While the money is held within the pension fund, it is exempt from taxes on income and gains, so it grows faster than funds held directly.

When the policyholder takes the benefits under the scheme, 25% of the accumulated fund can be drawn as a tax-free lump sum, and the balance is used to provide an income (which is taxable). The income can be a purchased annuity for life, or an "alternatively secured pension" in which the fund is still identified and produces the income which is paid to the pensioner.

Tax relief is due on an individual's gross contributions up to £3,600 (£2,808 net), or 100% of current year employed or self-employed earnings if higher, up to £215,000 (in 2006/07).

When a policyholder takes benefits, the capital value on which benefits are drawn (e.g. as a 25% tax-free lump sum) are measured against a "lifetime allowance" (£1.5m in 2006/07).
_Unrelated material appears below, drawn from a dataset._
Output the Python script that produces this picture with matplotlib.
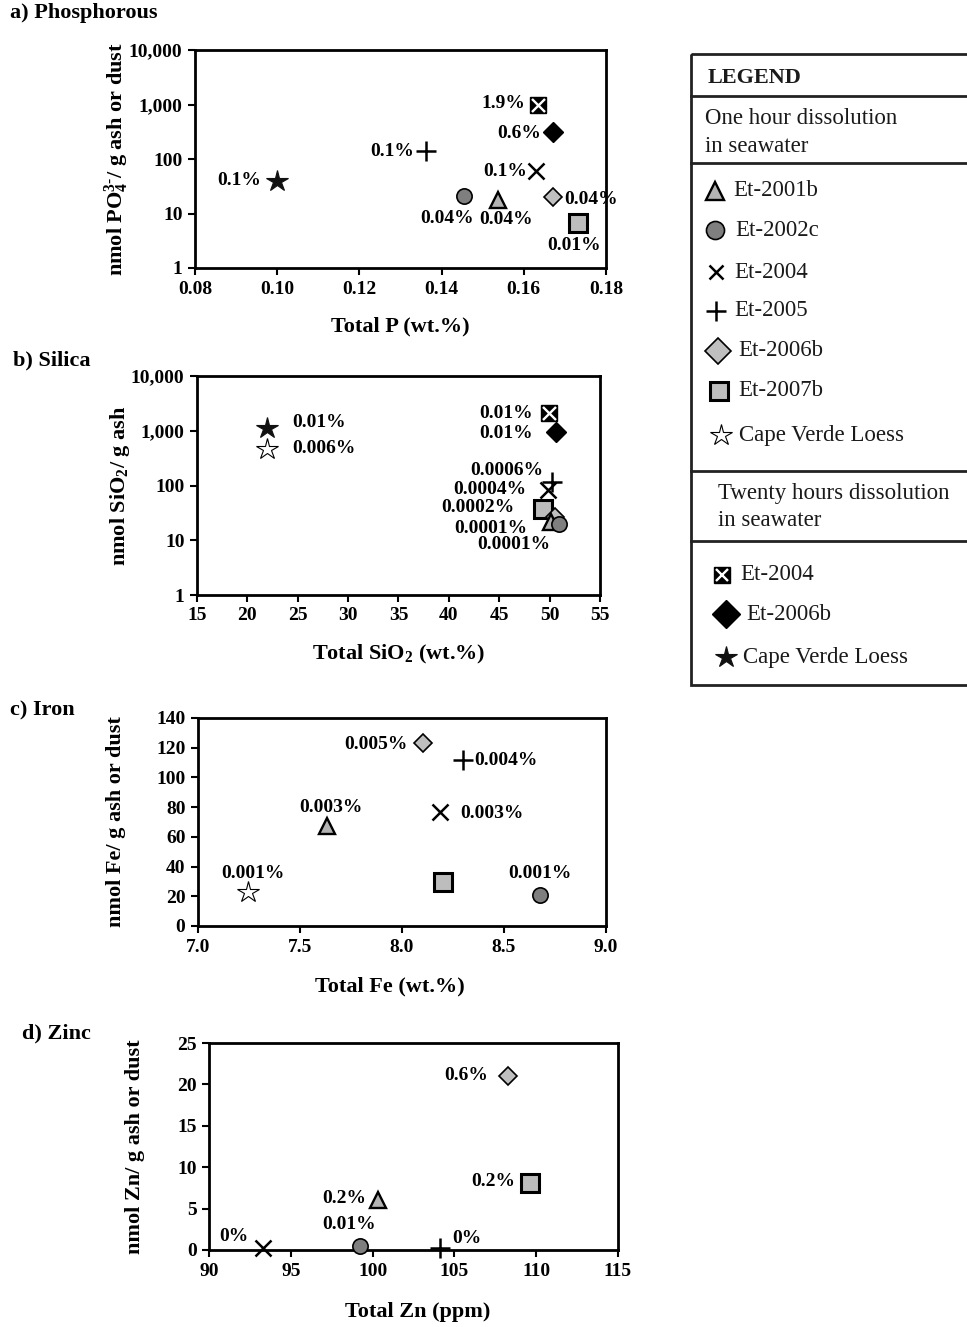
import matplotlib
matplotlib.use("Agg")
import matplotlib.pyplot as plt
from matplotlib.ticker import NullLocator
from matplotlib.patches import Rectangle

plt.rcParams["font.family"] = ["Liberation Serif", "DejaVu Serif"]
plt.rcParams["font.weight"] = "bold"
plt.rcParams["mathtext.fontset"] = "custom"
plt.rcParams["mathtext.rm"] = "Liberation Serif:bold"
plt.rcParams["mathtext.it"] = "Liberation Serif:bold"
plt.rcParams["mathtext.bf"] = "Liberation Serif:bold"

# ---- data ----
# a) Phosphorous
p_samples = ["Et-2001b", "Et-2002c", "Et-2004", "Et-2005", "Et-2006b", "Et-2007b",
             "Loess20", "Et-2004_20", "Et-2006b_20"]
p_total = [0.1538, 0.1455, 0.163, 0.1362, 0.167, 0.1732, 0.100, 0.1634, 0.167]
p_nmol = [18, 21, 61, 138, 20, 6.8, 40, 1000, 316]
p_pct = ["0.04%", "0.04%", "0.1%", "0.1%", "0.04%", "0.01%", "0.1%", "1.9%", "0.6%"]

# b) Silica
si_samples = ["Et-2007b", "Et-2006b", "Et-2001b", "Et-2002c", "Et-2004", "Et-2005",
              "Loess", "Loess20", "Et-2004_20", "Et-2006b_20"]
si_total = [49.3, 50.5, 50.1, 50.9, 49.8, 50.2, 21.9, 21.9, 49.9, 50.6]
si_nmol = [37.5, 26.7, 22, 19.8, 84, 114, 464, 1130, 2150, 960]
si_pct = ["0.0002%", "", "0.0001%", "0.0001%", "0.0004%", "0.0006%",
          "0.006%", "0.01%", "0.01%", "0.01%"]

# c) Iron
fe_samples = ["Et-2006b", "Et-2005", "Et-2004", "Et-2001b", "Loess", "Et-2007b", "Et-2002c"]
fe_total = [8.104, 8.297, 8.188, 7.634, 7.243, 8.20, 8.678]
fe_nmol = [123, 112, 76.4, 67, 23, 29.7, 21]
fe_pct = ["0.005%", "0.004%", "0.003%", "0.003%", "0.001%", "", "0.001%"]

# d) Zinc
zn_samples = ["Et-2006b", "Et-2007b", "Et-2001b", "Et-2002c", "Et-2004", "Et-2005"]
zn_total = [108.3, 109.6, 100.3, 99.2, 93.3, 104.1]
zn_nmol = [21.0, 8.05, 6.0, 0.5, 0.2, 0.3]
zn_pct = ["0.6%", "0.2%", "0.2%", "0.01%", "0%", "0%"]

# ---- styles ----
STYLE = {
    "Et-2001b": dict(marker="^", ms=12, mfc="#b3b3b3", mec="black", mew=1.7),
    "Et-2002c": dict(marker="o", ms=11, mfc="#7f7f7f", mec="black", mew=1.2),
    "Et-2004": dict(marker="x", ms=12, mfc="black", mec="black", mew=1.8),
    "Et-2005": dict(marker="+", ms=14, mfc="black", mec="black", mew=1.8),
    "Et-2006b": dict(marker="D", ms=9, mfc="#bfbfbf", mec="black", mew=1.2),
    "Et-2007b": dict(marker="s", ms=13, mfc="#bdbdbd", mec="black", mew=2.2),
    "Loess": dict(marker="*", ms=16, mfc="white", mec="black", mew=0.8),
    "Loess20": dict(marker="*", ms=16, mfc="#111111", mec="#111111", mew=0.8),
    "Et-2004_20": dict(marker="s", ms=12, mfc="black", mec="black", mew=1.0),
    "Et-2006b_20": dict(marker="D", ms=10, mfc="black", mec="black", mew=1.0),
}
# marker sizes used in the legend box
LEGEND_MS = {"Et-2001b": 13, "Et-2002c": 13, "Et-2004": 10, "Et-2005": 15, "Et-2006b": 13,
             "Et-2007b": 13, "Loess": 16, "Et-2004_20": 11, "Et-2006b_20": 14, "Loess20": 16}


def draw(ax, x, y, key, ms=None):
    st = dict(STYLE[key])
    if ms is not None:
        st["ms"] = ms
    ax.plot([x], [y], linestyle="none", clip_on=False, zorder=3, **st)
    if key == "Et-2004_20":
        ax.plot([x], [y], linestyle="none", marker="x", ms=st["ms"] * 0.78, mec="white",
                mew=1.7, clip_on=False, zorder=4)


# label offsets in pixels (dx, dy up)
p_off = {"Et-2001b": (8, -20), "Et-2002c": (-17, -23), "Et-2004": (-31, -1), "Et-2005": (-34, 0),
         "Et-2006b": (38, -2), "Et-2007b": (-4, -23), "Loess20": (-38, 0),
         "Et-2004_20": (-34, 1), "Et-2006b_20": (-33, -2)}
si_off = {"Et-2007b": (-65, 1), "Et-2006b": (0, 0), "Et-2001b": (-60, -7), "Et-2002c": (-45, -20),
          "Et-2004": (-58, 0), "Et-2005": (-45, 12), "Loess": (57, 1), "Loess20": (53, 5),
          "Et-2004_20": (-43, -1), "Et-2006b_20": (-50, -2)}
fe_off = {"Et-2006b": (-47, -1), "Et-2005": (43, -1), "Et-2004": (52, -1), "Et-2001b": (4, 19),
          "Loess": (5, 18), "Et-2007b": (0, 0), "Et-2002c": (0, 21)}
zn_off = {"Et-2006b": (-42, 1), "Et-2007b": (-36, 2), "Et-2001b": (-33, 2), "Et-2002c": (-10, 21),
          "Et-2004": (-29, 12), "Et-2005": (27, 9)}

W, H = 967, 1327
TICK_FS = 14
ANNOT_FS = 14
LABEL_FS = 16
fig = plt.figure(figsize=(W / 100, H / 100), dpi=100)


def make_axes(left, right, top, bottom):
    ax = fig.add_axes([left / W, 1 - bottom / H, (right - left) / W, (bottom - top) / H])
    for s in ax.spines.values():
        s.set_linewidth(2)
    ax.tick_params(direction="out", length=5, width=1.5, labelsize=TICK_FS)
    ax.tick_params(axis="x", pad=4)
    ax.tick_params(axis="y", pad=4)
    return ax


def scatter_panel(ax, samples, xs, ys, pcts, offs):
    for k, x, y, t in zip(samples, xs, ys, pcts):
        draw(ax, x, y, k)
        if t:
            dx, dy = offs[k]
            ax.annotate(t, (x, y), xytext=(dx, dy), textcoords="offset pixels",
                        ha="center", va="center", fontsize=ANNOT_FS, fontweight="bold")


# a) Phosphorous
ax = make_axes(195, 606, 50, 268)
ax.set_yscale("log")
ax.set_xlim(0.08, 0.18)
ax.set_ylim(1, 10000)
ax.set_xticks([0.08, 0.10, 0.12, 0.14, 0.16, 0.18], ["0.08", "0.10", "0.12", "0.14", "0.16", "0.18"])
ax.set_yticks([1, 10, 100, 1000, 10000], ["1", "10", "100", "1,000", "10,000"])
ax.yaxis.set_minor_locator(NullLocator())
scatter_panel(ax, p_samples, p_total, p_nmol, p_pct, p_off)
ax.set_xlabel("Total P (wt.%)", fontsize=LABEL_FS, fontweight="bold", va="center")
ax.xaxis.set_label_coords(0.5, -0.266)
ax.set_ylabel(r"nmol PO$_4^{3\text{-}}$/ g ash or dust", fontsize=LABEL_FS, fontweight="bold",
              va="center")
ax.yaxis.set_label_coords(-0.19, 0.5)

# b) Silica
ax = make_axes(197, 600, 376, 595)
ax.set_yscale("log")
ax.set_xlim(15, 55)
ax.set_ylim(1, 10000)
ax.set_xticks(range(15, 56, 5))
ax.set_yticks([1, 10, 100, 1000, 10000], ["1", "10", "100", "1,000", "10,000"])
ax.yaxis.set_minor_locator(NullLocator())
scatter_panel(ax, si_samples, si_total, si_nmol, si_pct, si_off)
ax.set_xlabel(r"Total SiO$_2$ (wt.%)", fontsize=LABEL_FS, fontweight="bold", va="center")
ax.xaxis.set_label_coords(0.5, -0.27)
ax.set_ylabel(r"nmol SiO$_2$/ g ash", fontsize=LABEL_FS, fontweight="bold", va="center")
ax.yaxis.set_label_coords(-0.19, 0.5)

# c) Iron
ax = make_axes(198, 606, 718, 926)
ax.set_xlim(7.0, 9.0)
ax.set_ylim(0, 140)
ax.set_xticks([7.0, 7.5, 8.0, 8.5, 9.0], ["7.0", "7.5", "8.0", "8.5", "9.0"])
ax.set_yticks(range(0, 141, 20))
scatter_panel(ax, fe_samples, fe_total, fe_nmol, fe_pct, fe_off)
ax.set_xlabel("Total Fe (wt.%)", fontsize=LABEL_FS, fontweight="bold", va="center")
ax.xaxis.set_label_coords(0.47, -0.293)
ax.set_ylabel("nmol Fe/ g ash or dust", fontsize=LABEL_FS, fontweight="bold", va="center")
ax.yaxis.set_label_coords(-0.20, 0.5)

# d) Zinc
ax = make_axes(209, 618, 1043, 1250)
ax.set_xlim(90, 115)
ax.set_ylim(0, 25)
ax.set_xticks(range(90, 116, 5))
ax.set_yticks(range(0, 26, 5))
scatter_panel(ax, zn_samples, zn_total, zn_nmol, zn_pct, zn_off)
ax.set_xlabel("Total Zn (ppm)", fontsize=LABEL_FS, fontweight="bold", va="center")
ax.xaxis.set_label_coords(0.51, -0.30)
ax.set_ylabel("nmol Zn/ g ash or dust", fontsize=LABEL_FS, fontweight="bold", va="center")
ax.yaxis.set_label_coords(-0.18, 0.5)

# panel titles
for label, x, y in [("a) Phosphorous", 10, 13), ("b) Silica", 13, 360),
                    ("c) Iron", 10, 710), ("d) Zinc", 22, 1033)]:
    fig.text(x / W, 1 - y / H, label, fontsize=16, fontweight="bold", va="center", ha="left")

# ---- legend panel (drawn in pixel space) ----
lg = fig.add_axes([0, 0, 1, 1], zorder=5)
lg.set_xlim(0, W)
lg.set_ylim(H, 0)
lg.axis("off")
lg.patch.set_alpha(0)
lg.add_patch(Rectangle((691, 54), 300, 631, fill=False, lw=2, ec="#222222", clip_on=False))
for yy in [96, 163, 471, 541]:
    lg.plot([691, W], [yy, yy], color="#222222", lw=2)

LEG_FS = 16.5
lg.text(708, 78, "LEGEND", fontsize=16, fontweight="bold", va="center", color="#1a1a1a")
for txt, x, y in [("One hour dissolution", 705, 119), ("in seawater", 705, 146),
                  ("Twenty hours dissolution", 718, 494), ("in seawater", 718, 521)]:
    lg.text(x, y, txt, fontsize=LEG_FS, fontweight="normal", va="center", color="#1a1a1a")

legend_rows = [("Et-2001b", "Et-2001b", 715, 733, 191),
               ("Et-2002c", "Et-2002c", 715, 735, 230),
               ("Et-2004", "Et-2004", 716, 734, 272),
               ("Et-2005", "Et-2005", 716, 734, 311),
               ("Et-2006b", "Et-2006b", 718, 738, 351),
               ("Et-2007b", "Et-2007b", 719, 738, 391),
               ("Loess", "Cape Verde Loess", 721, 739, 435),
               ("Et-2004_20", "Et-2004", 722, 740, 575),
               ("Et-2006b_20", "Et-2006b", 726, 746, 614),
               ("Loess20", "Cape Verde Loess", 726, 743, 657)]
for key, name, mx, tx, yy in legend_rows:
    draw(lg, mx, yy, key, ms=LEGEND_MS[key])
    lg.text(tx, yy, name, fontsize=LEG_FS, fontweight="normal", va="center", color="#1a1a1a")

fig.savefig("out.png", dpi=100)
If the lifetime allowance is exceeded, there is a clawback charge on the excess.

Employers can contribute up to £215,000 to employees' pension funds, less any contributions made by the individual. The employer can enjoy tax relief on the cost under the normal rules for trading expenses.

If a policyholder dies before taking any benefit under the scheme, the fund usually passes to dependants free of IHT. If death is during payment of benefits and a capital fund is payable to dependants, it is likely to be subject to IHT.